Des notes de Kris Defoort sur les mots de Richard Powers

Dans un décor ultrasobre, un miracle jaillit chaque fois lorsque chantent les protagonistes, seuls ou en choeur. © BERND UHLIG

Dans une oeuvre poignante du compositeur belge Kris Defoort, La Monnaie porte à la scène, en création mondiale, l’extraordinaire roman de Richard Powers, Le Temps où nous chantions. Une adaptation sublime, vertigineuse, douloureuse comme des souvenirs amers.
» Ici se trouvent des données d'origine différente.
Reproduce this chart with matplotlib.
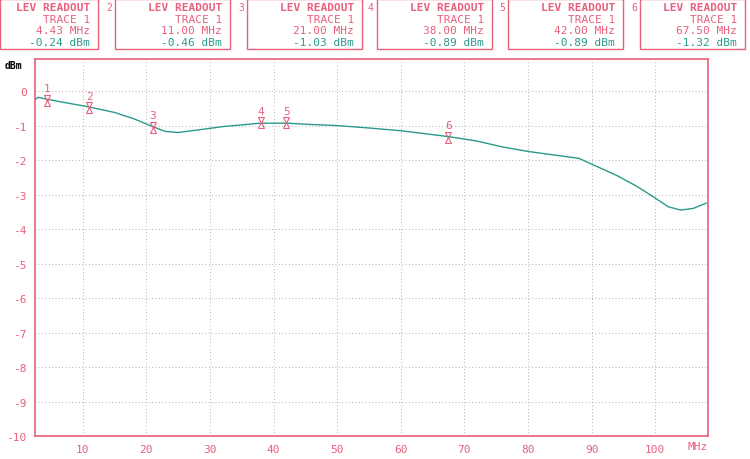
import matplotlib
matplotlib.use("Agg")
import matplotlib.pyplot as plt
import numpy as np

freq = [2.5, 3.0, 4.43, 8, 11.0, 15, 18, 21.0, 23, 25, 28, 32, 38.0, 42.0, 46, 50, 55, 60, 64, 67.5, 72, 76, 80, 84, 88, 91, 94, 97, 100, 102, 104, 106, 108]
level = [-0.25, -0.18, -0.24, -0.36, -0.46, -0.62, -0.8, -1.03, -1.17, -1.2, -1.13, -1.03, -0.93, -0.93, -0.97, -1.0, -1.07, -1.15, -1.24, -1.32, -1.45, -1.62, -1.75, -1.85, -1.95, -2.2, -2.45, -2.75, -3.1, -3.35, -3.45, -3.4, -3.25]
marker_freq = [4.43, 11.0, 21.0, 38.0, 42.0, 67.5]
marker_level = [-0.24, -0.46, -1.03, -0.89, -0.89, -1.32]
marker_label = ["4.43 MHz", "11.00 MHz", "21.00 MHz", "38.00 MHz", "42.00 MHz", "67.50 MHz"]
yticks = list(range(0, -11, -1))
xticks = [10, 20, 30, 40, 50, 60, 70, 80, 90, 100]

pink = "#e8607c"
teal = "#2a9a8c"
mono = "DejaVu Sans Mono"

fig = plt.figure(figsize=(7.5, 4.6), dpi=100)
ax = fig.add_axes([35/750, 1-437/460, (708-35)/750, (437-60)/460])
ax.set_xlim(2.5, 108.3)
ax.set_ylim(-10, 0.93)
ax.plot(freq, level, color=teal, lw=1.0)
for s in ax.spines.values():
    s.set_color(pink); s.set_linewidth(1.2)
ax.set_xticks(xticks)
ax.set_yticks(yticks)
ax.set_xticklabels([str(t) for t in xticks], color=pink, fontsize=8, family=mono)
ax.set_yticklabels([str(t) for t in yticks], color=pink, fontsize=8, family=mono)
ax.tick_params(length=0, pad=6)
ax.grid(True, color="#999999", linestyle=(0, (1, 3)), lw=0.6)
ax.text(1.0, -0.013, "MHz", transform=ax.transAxes, ha="right", va="top", color=pink, fontsize=8, family=mono)
fig.text(5/750, 1-66/460, "dBm", fontsize=7, family=mono, weight="bold", va="center")

for i, (f, l) in enumerate(zip(marker_freq, marker_level)):
    ax.plot([f], [l + 0.05], marker="v", ms=5, mfc="none", mec=pink, mew=0.8)
    ax.plot([f], [l - 0.1], marker="^", ms=5, mfc="none", mec=pink, mew=0.8)
    ax.text(f, l + 0.18, str(i + 1), color=pink, ha="center", va="bottom", fontsize=8, family=mono)

boxes = [(0, 98), (115, 230), (247, 362), (377, 492), (508, 623), (640, 745)]
for i, ((x0, x1), lab, v) in enumerate(zip(boxes, marker_label, marker_level)):
    fig.patches.append(plt.Rectangle((x0/750, 1-50/460), (x1-x0)/750, 50/460, transform=fig.transFigure,
                                     fill=False, ec=pink, lw=1.0))
    xr = (x1 - 8)/750
    fig.text(xr, 1-8/460, "LEV READOUT", ha="right", va="center", color=pink, fontsize=8, family=mono, weight="bold")
    fig.text(xr, 1-20/460, "TRACE 1", ha="right", va="center", color=pink, fontsize=8, family=mono)
    fig.text(xr, 1-31/460, lab, ha="right", va="center", color=pink, fontsize=8, family=mono)
    fig.text(xr, 1-43/460, f"{v:.2f} dBm", ha="right", va="center", color=teal, fontsize=8, family=mono)
    if i > 0:
        fig.text((x0-9)/750, 1-8/460, str(i + 1), color=pink, fontsize=7, family=mono, va="center")

fig.savefig("out.png", dpi=100)
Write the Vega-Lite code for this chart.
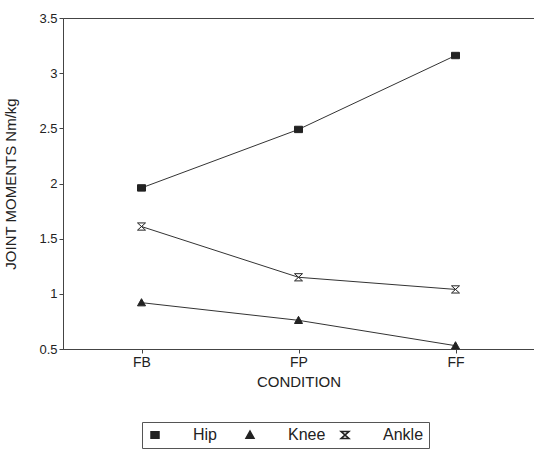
{
  "$schema": "https://vega.github.io/schema/vega-lite/v6.json",
  "width": 471,
  "height": 331,
  "autosize": {"type": "none"},
  "padding": {"left": 63, "top": 18, "right": 0, "bottom": 103},
  "background": "white",
  "config": {
    "font": "Liberation Sans",
    "view": {"stroke": "#444", "strokeWidth": 1},
    "axis": {
      "grid": false,
      "domainColor": "#444",
      "tickColor": "#444",
      "labelColor": "#222",
      "titleColor": "#222",
      "labelFontSize": 13,
      "titleFontSize": 15,
      "titleFontWeight": "normal",
      "tickSize": 4
    },
    "legend": {"labelColor": "#222"}
  },
  "data": {
    "values": [
      {"joint": "Hip", "condition": "FB", "moment": 1.96},
      {"joint": "Hip", "condition": "FP", "moment": 2.49},
      {"joint": "Hip", "condition": "FF", "moment": 3.16},
      {"joint": "Knee", "condition": "FB", "moment": 0.92},
      {"joint": "Knee", "condition": "FP", "moment": 0.76},
      {"joint": "Knee", "condition": "FF", "moment": 0.53},
      {"joint": "Ankle", "condition": "FB", "moment": 1.61},
      {"joint": "Ankle", "condition": "FP", "moment": 1.15},
      {"joint": "Ankle", "condition": "FF", "moment": 1.04}
    ]
  },
  "encoding": {
    "x": {
      "field": "condition",
      "type": "ordinal",
      "sort": ["FB", "FP", "FF"],
      "scale": {"type": "point", "padding": 0.5},
      "axis": {"title": "CONDITION", "labelAngle": 0, "labelFontSize": 14, "labelPadding": 2, "titlePadding": 5}
    },
    "y": {
      "field": "moment",
      "type": "quantitative",
      "scale": {"domain": [0.5, 3.5], "nice": false, "zero": false},
      "axis": {
        "title": "JOINT MOMENTS Nm/kg",
        "values": [0.5, 1, 1.5, 2, 2.5, 3, 3.5],
        "format": "~g",
        "labelPadding": 2,
        "titlePadding": 20
      }
    }
  },
  "layer": [
    {
      "mark": {"type": "line", "color": "#333", "strokeWidth": 1},
      "encoding": {"detail": {"field": "joint"}}
    },
    {
      "mark": {"type": "point", "stroke": "#222", "strokeWidth": 1, "size": 64, "opacity": 1},
      "encoding": {
        "shape": {
          "field": "joint",
          "type": "nominal",
          "scale": {
            "domain": ["Hip", "Knee", "Ankle"],
            "range": [
              "M-1,-0.8H1V0.8H-1Z",
              "M0,-1L1,0.8L-1,0.8Z",
              "M-1,-0.9H1L-1,0.9H1Z"
            ]
          },
          "legend": {
            "orient": "none",
            "legendX": 79,
            "legendY": 404,
            "direction": "horizontal",
            "title": null,
            "strokeColor": "#555",
            "padding": 5,
            "symbolSize": 64,
            "labelFontSize": 16,
            "labelOffset": 30,
            "columnPadding": 8,
            "gridAlign": "all",
            "encode": {
              "symbols": {
                "stroke": {"value": "#222"},
                "strokeWidth": {"value": 1}
              }
            }
          }
        },
        "fill": {
          "field": "joint",
          "type": "nominal",
          "scale": {"domain": ["Hip", "Knee", "Ankle"], "range": ["#222", "#222", "white"]}
        }
      }
    }
  ]
}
Paru en 2003 sous le titre The Time of Our Singing, le best-seller de l’auteur américain Richard Powers avait atteint des sommets de littérature universelle, par son récit nostalgique d’un bon demi-siècle de ségrégation raciale, sublimement mêlé à l’évocation détaillée d’un millénaire de musique classique occidentale. A travers les grands événements de la lutte pour les droits civiques, le livre racontait l’histoire tragique de David (un juif blanc) et Delia (son épouse noire) Storm, et de leurs trois enfants mulâtres: Jonah, ténor exceptionnel, Joey, pianiste, et Ruth, rebelle activiste.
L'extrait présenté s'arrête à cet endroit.